Ljubljana hat erkannt, dass Parkplätze das Nadelöhr der Verkehrswende sind. Gibt es für Autos in der Innenstadt keine Möglichkeit zu parken, fährt man auch nicht hinein. So wurden über die Jahre sukzessive Parkplätze entlang von Straßen abgebaut. Gleichzeitig wurde der Sorge von Autofahrern und körperlich eingeschränkten Menschen mit neuen Tiefgaragen beziehungsweise kostenfreien Shuttle-Bussen begegnet. Die Stadt hatte für jedes aufkommende Problem bereits eine Lösung zur Hand.

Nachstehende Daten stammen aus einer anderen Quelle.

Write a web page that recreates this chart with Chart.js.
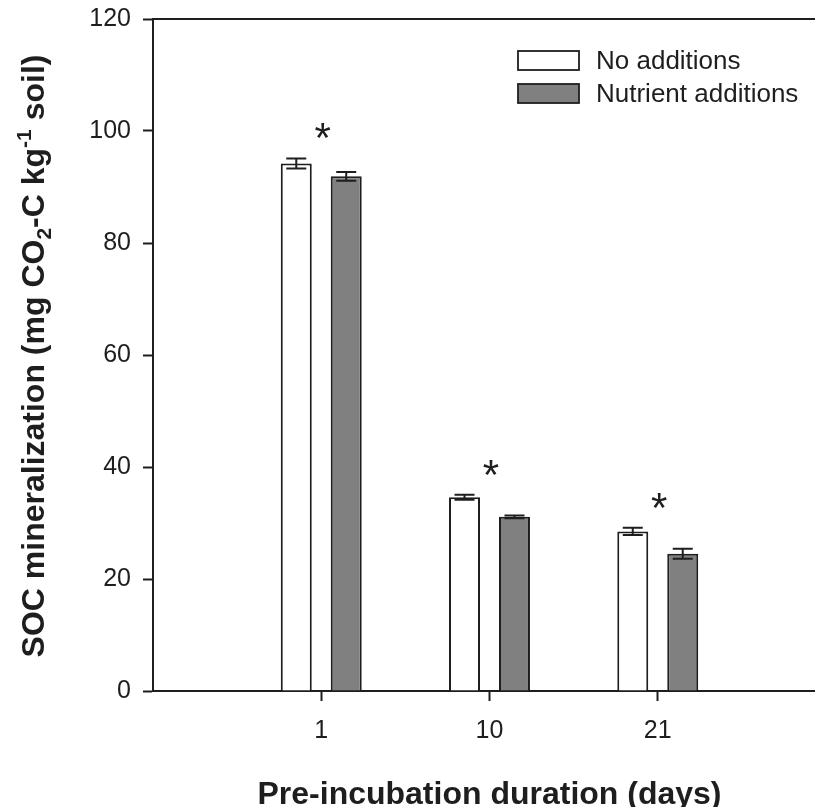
<!DOCTYPE html>
<html><head><meta charset="utf-8">
<script src="https://cdn.jsdelivr.net/npm/chart.js@4.4.1/dist/chart.umd.min.js"></script>
<style>
html,body{margin:0;padding:0;overflow:hidden;background:#fff;}
#wrap{width:826px;height:807px;position:relative;}
</style></head><body><div id="wrap"><canvas id="c"></canvas></div>
<script>
// ---- data ----
const categories = ['', '1', '10', '21', ''];
const noAdditions = [null, 94.2, 34.6, 28.5, null];
const noAdditionsErr = [null, 0.9, 0.45, 0.65, null];
const nutrientAdditions = [null, 91.9, 31.1, 24.5, null];
const nutrientAdditionsErr = [null, 0.8, 0.25, 0.9, null];
const significant = [false, true, true, true, false];
const seriesLabels = ['No additions', 'Nutrient additions'];
const yMin = 0, yMax = 120, yStep = 20;
const xTitle = 'Pre-incubation duration (days)';
const yTitleParts = [
  ['SOC mineralization (mg CO', 0], ['2', -1], ['-C kg', 0], ['-1', 1], [' soil)', 0]
];

const FONT = '"Liberation Sans", Arial, Helvetica, sans-serif';
const INK = '#1e1e1e';

const errorBars = {
  id: 'errorBars',
  afterDatasetsDraw(chart) {
    const ctx = chart.ctx, y = chart.scales.y;
    ctx.save();
    ctx.strokeStyle = INK; ctx.lineWidth = 2;
    chart.data.datasets.forEach((ds, di) => {
      const meta = chart.getDatasetMeta(di);
      meta.data.forEach((bar, i) => {
        const v = ds.data[i], e = ds.errors[i];
        if (v == null || e == null) return;
        const x = bar.x, yt = y.getPixelForValue(v + e), yb = y.getPixelForValue(v - e);
        const hw = 10;
        ctx.beginPath();
        ctx.moveTo(x, yt); ctx.lineTo(x, yb);
        ctx.moveTo(x - hw, yt); ctx.lineTo(x + hw, yt);
        ctx.moveTo(x - hw, yb); ctx.lineTo(x + hw, yb);
        ctx.stroke();
      });
    });
    // significance stars
    ctx.fillStyle = INK;
    ctx.font = '42px ' + FONT;
    ctx.textAlign = 'center'; ctx.textBaseline = 'alphabetic';
    const xs = chart.scales.x;
    significant.forEach((s, i) => {
      if (!s) return;
      let top = -Infinity;
      chart.data.datasets.forEach(ds => { if (ds.data[i] != null) top = Math.max(top, ds.data[i] + ds.errors[i]); });
      const cy = y.getPixelForValue(top) - 28;
      ctx.fillText('*', xs.getPixelForValue(i) + 1.5, cy + 22);
    });
    ctx.restore();
  }
};

const frame = {
  id: 'frame',
  afterDraw(chart) {
    const ctx = chart.ctx, a = chart.chartArea;
    ctx.save();
    ctx.strokeStyle = INK; ctx.lineWidth = 2;
    ctx.beginPath(); ctx.moveTo(a.left - 1, a.top); ctx.lineTo(a.right, a.top); ctx.stroke();
    // legend
    const lx = 518, ly = [51, 84], bw = 61, bh = 19;
    ctx.font = '26px ' + FONT; ctx.textAlign = 'left'; ctx.textBaseline = 'middle';
    chart.data.datasets.forEach((ds, i) => {
      ctx.fillStyle = ds.backgroundColor; ctx.fillRect(lx, ly[i], bw, bh);
      ctx.lineWidth = 1.8; ctx.strokeStyle = INK; ctx.strokeRect(lx, ly[i], bw, bh);
      ctx.fillStyle = INK; ctx.fillText(ds.label, 596, ly[i] + bh / 2 + 1);
    });
    // x title
    ctx.font = 'bold 32px ' + FONT; ctx.textAlign = 'center'; ctx.textBaseline = 'alphabetic';
    ctx.fillText(xTitle, (a.left + a.right) / 2, 804);
    // y title with sub/superscripts
    ctx.translate(43.5, (a.top + a.bottom) / 2 + 1);
    ctx.rotate(-Math.PI / 2);
    const big = 'bold 32px ' + FONT, small = 'bold 21px ' + FONT;
    let total = 0;
    yTitleParts.forEach(([t, k]) => { ctx.font = k ? small : big; total += ctx.measureText(t).width; });
    let x = -total / 2;
    ctx.textAlign = 'left';
    yTitleParts.forEach(([t, k]) => {
      ctx.font = k ? small : big;
      const dy = k === -1 ? 7 : (k === 1 ? -13 : 0);
      ctx.fillText(t, x, dy);
      x += ctx.measureText(t).width;
    });
    ctx.restore();
  }
};

new Chart(document.getElementById('c'), {
  type: 'bar',
  data: {
    labels: categories,
    datasets: [
      { label: seriesLabels[0], data: noAdditions, errors: noAdditionsErr,
        backgroundColor: '#ffffff', borderColor: INK, borderWidth: 2 },
      { label: seriesLabels[1], data: nutrientAdditions, errors: nutrientAdditionsErr,
        backgroundColor: '#808080', borderColor: INK, borderWidth: 2 }
    ]
  },
  options: {
    responsive: true, maintainAspectRatio: false, animation: false,
    categoryPercentage: 0.594, barPercentage: 0.62,
    layout: { padding: { top: 19, left: 0, right: 0, bottom: 0 } },
    plugins: { legend: { display: false }, tooltip: { enabled: false } },
    scales: {
      x: {
        offset: false,
        grid: { offset: false, drawOnChartArea: false, drawTicks: true, tickLength: 10, tickWidth: 2,
                tickColor: c => (categories[c.index] ? INK : 'rgba(0,0,0,0)') },
        border: { display: true, color: INK, width: 2 },
        ticks: { color: INK, font: { family: FONT, size: 25 }, padding: 15, maxRotation: 0, autoSkip: false },
        afterFit: s => { s.height = 116; s.paddingLeft = 0; s.paddingRight = 0; }
      },
      y: {
        min: yMin, max: yMax,
        grid: { drawOnChartArea: false, drawTicks: true, tickLength: 10, tickWidth: 2, tickColor: INK },
        border: { display: true, color: INK, width: 2 },
        ticks: { stepSize: yStep, color: INK, font: { family: FONT, size: 25 }, padding: 12 },
        afterFit: s => { s.width = 153; s.paddingTop = 0; s.paddingBottom = 0; }
      }
    }
  },
  plugins: [errorBars, frame]
});
</script></body></html>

Ljubljanas Verkehrspolitik seit 2007 lässt sich als Politik der zwei Geschwindigkeiten beschreiben. Zum einen wurde ein Großteil des Zentrums bereits im ersten Arbeitsjahr von Bürgermeister Jankovic autofrei gemacht, zum anderen wurden Projekte wie neue Radwege, die Umgestaltung des Kongressplatzes oder der Hauptstraße Slovenska Cesta erst im Laufe der Jahre umgesetzt. Eine Strategie, um Menschen verkehrspolitisch nicht allzu viel auf einmal zuzumuten und sich gleichzeitig Zeit zu verschaffen, damit die sich Bürger bis zur nächsten Wahl bereits daran gewöhnt haben und nicht mehr zurück wollen.

Mit Erfolg: War der Protest am Anfang groß, ergab eine Umfrage aus dem Jahr 2020, dass 95% der Menschen die Maßnahmen mittlerweile befürworteten und auch weitere Ausbaupläne positiv sehen. Und auch für Bürgermeister Jankovic, der sich am Anfang seiner Amtszeit für seine Vorstellung einer lebenswerten Stadt noch eine Ohrfeige einfing, sollte sich seine Verkehrspolitik als äußerst erfolgreich erweisen. Seit seinem Sieg 2006 hat er keine Wahl mehr verloren und wurde 2022 zum sechsten Mal in Folge als Bürgermeister von Ljubljana wiedergewählt. Er regiert bis heute.